Memutuskan menggelar partai kandang dan tandang di final sejak awal penyelenggaraan merupakan langkah yang visioner karena sejak awal mengantisipasi pertemuan rival bebuyutan. Sebab, mempertemukan Bonek dan Aremania dalam satu stadion dengan kondisi seperti ini rasanya jadi keputusan yang kurang bijak.
Alih-alih menikmati pertandingan sebagai sajian utama, kericuhan antarsuporter malah bisa jadi hidangan yang lebih “panas”. Tentu saja penyelenggaraan laga kandang dan tandang juga harus diikuti larang untuk suporter agar tidak melawat ke kandang lawan.
Baca Juga : Panpel Arema FC Terapkan Sistem Pengamanan Tingkat Tinggi Kepada Persebaya
Memang kalangan suporter yang sering bertikai seharusnya sudah mulai mendewasakan diri dan duduk bersama menjalin keakraban dengan suporter lain.
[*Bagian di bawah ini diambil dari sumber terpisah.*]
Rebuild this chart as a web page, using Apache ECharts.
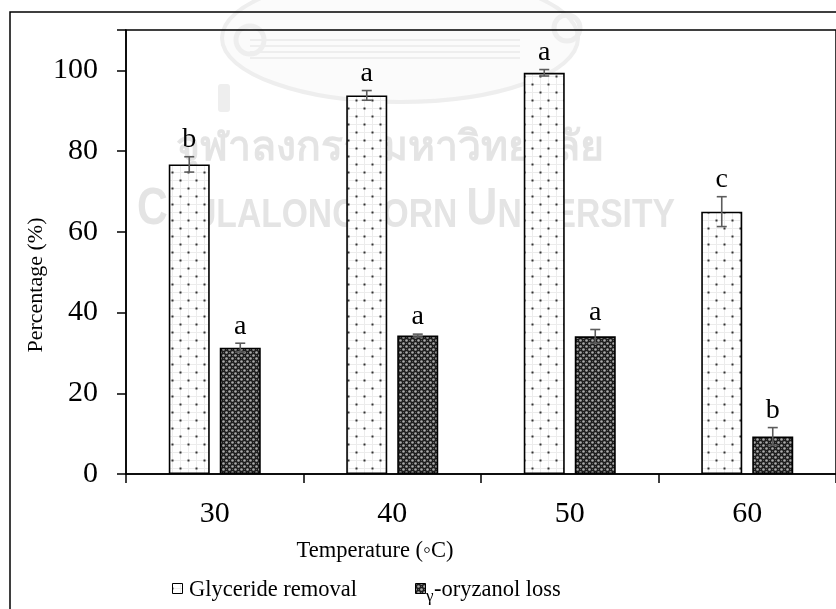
<!DOCTYPE html>
<html>
<head>
<meta charset="utf-8">
<script src="https://cdn.jsdelivr.net/npm/echarts@6/dist/echarts.min.js"></script>
<style>
  html, body { margin: 0; padding: 0; background: #fff; }
  #chart { width: 836px; height: 609px; }
</style>
</head>
<body>
<div id="chart"></div>
<script>
// Reaction temperature (°C)
const categories = ['30', '40', '50', '60'];

// Glyceride removal (%) with standard deviation and significance letters
const glycerideRemoval = [76.7, 93.8, 99.4, 65.0];
const glycerideErr = [1.9, 1.2, 0.8, 3.7];
const glycerideLetters = ['b', 'a', 'a', 'c'];

// γ-oryzanol loss (%) with standard deviation and significance letters
const oryzanolLoss = [31.3, 34.3, 34.1, 9.3];
const oryzanolErr = [1.1, 0.35, 1.7, 2.2];
const oryzanolLetters = ['a', 'a', 'a', 'b'];

const yTicks = { min: 0, max: 110, interval: 20 };

const SERIF = 'Liberation Serif';
const BAR_W = 41;
const BAR_SPACE = 10;

// Dotted fill used for the glyceride bars
function dotPattern() {
  const c = document.createElement('canvas');
  c.width = 16; c.height = 16;
  const g = c.getContext('2d');
  g.fillStyle = '#ffffff';
  g.fillRect(0, 0, 16, 16);
  g.fillStyle = '#ececec';
  g.fillRect(4, 0, 1, 16);
  g.fillRect(12, 0, 1, 16);
  g.fillRect(0, 4, 16, 1);
  g.fillRect(0, 12, 16, 1);
  g.fillStyle = '#333333';
  g.fillRect(3.5, 3.5, 2, 2);
  g.fillRect(11.5, 11.5, 2, 2);
  return c;
}

// Dark cross-hatched fill used for the γ-oryzanol bars
function hatchPattern() {
  const c = document.createElement('canvas');
  c.width = 6; c.height = 6;
  const g = c.getContext('2d');
  g.fillStyle = '#1c1c1c';
  g.fillRect(0, 0, 6, 6);
  g.fillStyle = '#ababab';
  g.beginPath(); g.arc(1.5, 1.5, 1.3, 0, Math.PI * 2); g.fill();
  g.beginPath(); g.arc(4.5, 4.5, 1.3, 0, Math.PI * 2); g.fill();
  g.fillStyle = '#5a5a5a';
  g.fillRect(4, 1, 1, 1);
  g.fillRect(1, 4, 1, 1);
  return c;
}

const dotFill = { image: dotPattern(), repeat: 'repeat' };
const hatchFill = { image: hatchPattern(), repeat: 'repeat' };

function errData(vals, errs) {
  return vals.map((v, i) => [i, v, errs[i]]);
}

// Error bar with its letter above, shifted to sit over its own bar
function errorRenderer(offset, letters) {
  return function (params, api) {
    const i = api.value(0);
    const v = api.value(1);
    const e = api.value(2);
    const top = api.coord([i, v + e]);
    const bot = api.coord([i, v - e]);
    const x = top[0] + offset;
    const cap = 5;
    const line = { stroke: '#5c5c5c', lineWidth: 1.6 };
    return {
      type: 'group',
      children: [
        { type: 'line', shape: { x1: x, y1: top[1], x2: x, y2: bot[1] }, style: line },
        { type: 'line', shape: { x1: x - cap, y1: top[1], x2: x + cap, y2: top[1] }, style: line },
        { type: 'line', shape: { x1: x - cap, y1: bot[1], x2: x + cap, y2: bot[1] }, style: line },
        {
          type: 'text',
          style: {
            text: letters[i], x: x, y: top[1] - 3,
            align: 'center', verticalAlign: 'bottom',
            font: '28px "' + SERIF + '"', fill: '#000'
          }
        }
      ]
    };
  };
}

const chart = echarts.init(document.getElementById('chart'), null, { renderer: 'canvas' });
const half = (BAR_W + BAR_SPACE) / 2;
const WM = '#e4e4e4';
const WM_LIGHT = '#eeeeee';

chart.setOption({
  animation: false,
  backgroundColor: '#ffffff',
  grid: {
    left: 126, top: 30, width: 715, height: 444,
    show: true, borderColor: '#000', borderWidth: 1.5, backgroundColor: 'transparent'
  },
  xAxis: {
    type: 'category',
    data: categories,
    axisLine: { lineStyle: { color: '#000', width: 1.5 } },
    axisTick: { show: true, length: 9, lineStyle: { color: '#000', width: 1.5 } },
    axisLabel: { color: '#000', fontFamily: SERIF, fontSize: 30, margin: 25 }
  },
  yAxis: {
    type: 'value',
    min: yTicks.min, max: yTicks.max, interval: yTicks.interval,
    axisLine: { show: true, lineStyle: { color: '#000', width: 1.5 } },
    axisTick: { show: true, length: 9, lineStyle: { color: '#000', width: 1.5 } },
    splitLine: { show: false },
    axisLabel: {
      color: '#000', fontFamily: SERIF, fontSize: 30, margin: 28,
      formatter: v => (v > 100 ? '' : String(v))
    }
  },
  series: [
    {
      name: 'Glyceride removal', type: 'bar', data: glycerideRemoval,
      barWidth: BAR_W, barGap: (BAR_SPACE / BAR_W * 100) + '%',
      itemStyle: { color: dotFill, borderColor: '#000', borderWidth: 1.6 },
      z: 2
    },
    {
      name: 'γ-oryzanol loss', type: 'bar', data: oryzanolLoss,
      barWidth: BAR_W,
      itemStyle: { color: hatchFill, borderColor: '#000', borderWidth: 1.6 },
      z: 2
    },
    {
      type: 'custom', data: errData(glycerideRemoval, glycerideErr),
      renderItem: errorRenderer(-half, glycerideLetters), z: 5
    },
    {
      type: 'custom', data: errData(oryzanolLoss, oryzanolErr),
      renderItem: errorRenderer(half, oryzanolLetters), z: 5
    }
  ],
  graphic: [
    // faint university seal behind the plot
    {
      type: 'ellipse', z: -10,
      shape: { cx: 400, cy: 38, rx: 178, ry: 64 },
      style: { fill: '#fbfbfb', stroke: WM_LIGHT, lineWidth: 4 }
    },
    {
      type: 'group', z: -10,
      children: [40, 46, 52, 58].map(y => ({
        type: 'line', shape: { x1: 250, y1: y, x2: 520, y2: y },
        style: { stroke: WM_LIGHT, lineWidth: 2 }
      }))
    },
    {
      type: 'circle', z: -10, shape: { cx: 250, cy: 40, r: 14 },
      style: { fill: 'none', stroke: WM_LIGHT, lineWidth: 5 }
    },
    {
      type: 'circle', z: -10, shape: { cx: 567, cy: 28, r: 13 },
      style: { fill: 'none', stroke: WM_LIGHT, lineWidth: 5 }
    },
    {
      type: 'rect', z: -10, shape: { x: 218, y: 84, width: 12, height: 28, r: 3 },
      style: { fill: WM_LIGHT }
    },
    // faint background lettering
    {
      type: 'text', z: -10, left: 176, top: 128,
      style: { text: 'จุฬาลงกรณ์มหาวิทยาลัย', font: 'bold 41px "Noto Sans", sans-serif', fill: WM }
    },
    {
      type: 'text', z: -10, x: 137, y: 236, scaleX: 0.82,
      style: {
        text: '{b|C}{s|HULALONGKORN }{b|U}{s|NIVERSITY}',
        fill: WM, verticalAlign: 'bottom',
        rich: {
          b: { font: 'bold 52px "Liberation Sans", sans-serif', fill: WM, verticalAlign: 'bottom' },
          s: { font: 'bold 41px "Liberation Sans", sans-serif', fill: WM, verticalAlign: 'bottom' }
        }
      }
    },
    // outer frame
    {
      type: 'rect', z: 1,
      shape: { x: 10, y: 12, width: 900, height: 700 },
      style: { fill: 'none', stroke: '#000', lineWidth: 1.5 }
    },
    // axis titles
    {
      type: 'text', z: 10, x: 36, y: 285, rotation: Math.PI / 2,
      style: { text: 'Percentage (%)', font: '22px "' + SERIF + '"', fill: '#000', align: 'center', verticalAlign: 'middle' }
    },
    {
      type: 'text', z: 10, x: 375, y: 551,
      style: { text: 'Temperature (◦C)', font: '22.5px "' + SERIF + '"', fill: '#000', align: 'center', verticalAlign: 'middle' }
    },
    // legend
    {
      type: 'rect', z: 10, shape: { x: 172.5, y: 583.5, width: 10, height: 10 },
      style: { fill: dotFill, stroke: '#000', lineWidth: 1 }
    },
    {
      type: 'text', z: 10, x: 189, y: 590,
      style: { text: 'Glyceride removal', font: '22.5px "' + SERIF + '"', fill: '#000', verticalAlign: 'middle' }
    },
    {
      type: 'rect', z: 10, shape: { x: 415.5, y: 583.5, width: 10, height: 10 },
      style: { fill: hatchFill, stroke: '#000', lineWidth: 1 }
    },
    {
      type: 'text', z: 10, x: 426, y: 597,
      style: { text: 'γ', font: '17px "' + SERIF + '"', fill: '#000', verticalAlign: 'middle' }
    },
    {
      type: 'text', z: 10, x: 434, y: 590,
      style: { text: '-oryzanol loss', font: '22.5px "' + SERIF + '"', fill: '#000', verticalAlign: 'middle' }
    }
  ]
});
</script>
</body>
</html>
Hal itu semata-mata demi membangun sepak bola nasional dengan modal persatuan dan fair play.
Bayangkan betapa indahnya menyaksikan Bonek dan Aremania duduk berdampingan di tribune, atau The Jakmania yang menjamu Bobotoh dengan kekeluargaan di SUGBK. Jangan sampai ada nyawa yang terbuang sia-sia lagi karena bentrokan jadi korban bentrokan antarsuporter.
Itu bukan hal yang mustahil diwujudkan suatu saat nanti. Namun sebelumnya perlu wadah pembinaan bagi suporter dengan melibatkan klub-klub agar tercipta sinergitas. Tapi saat ini, agaknya kita belum siap untuk itu. Jadi daripada ada korban berjatuhan lagi, mending melakukan antisipasi, bukan?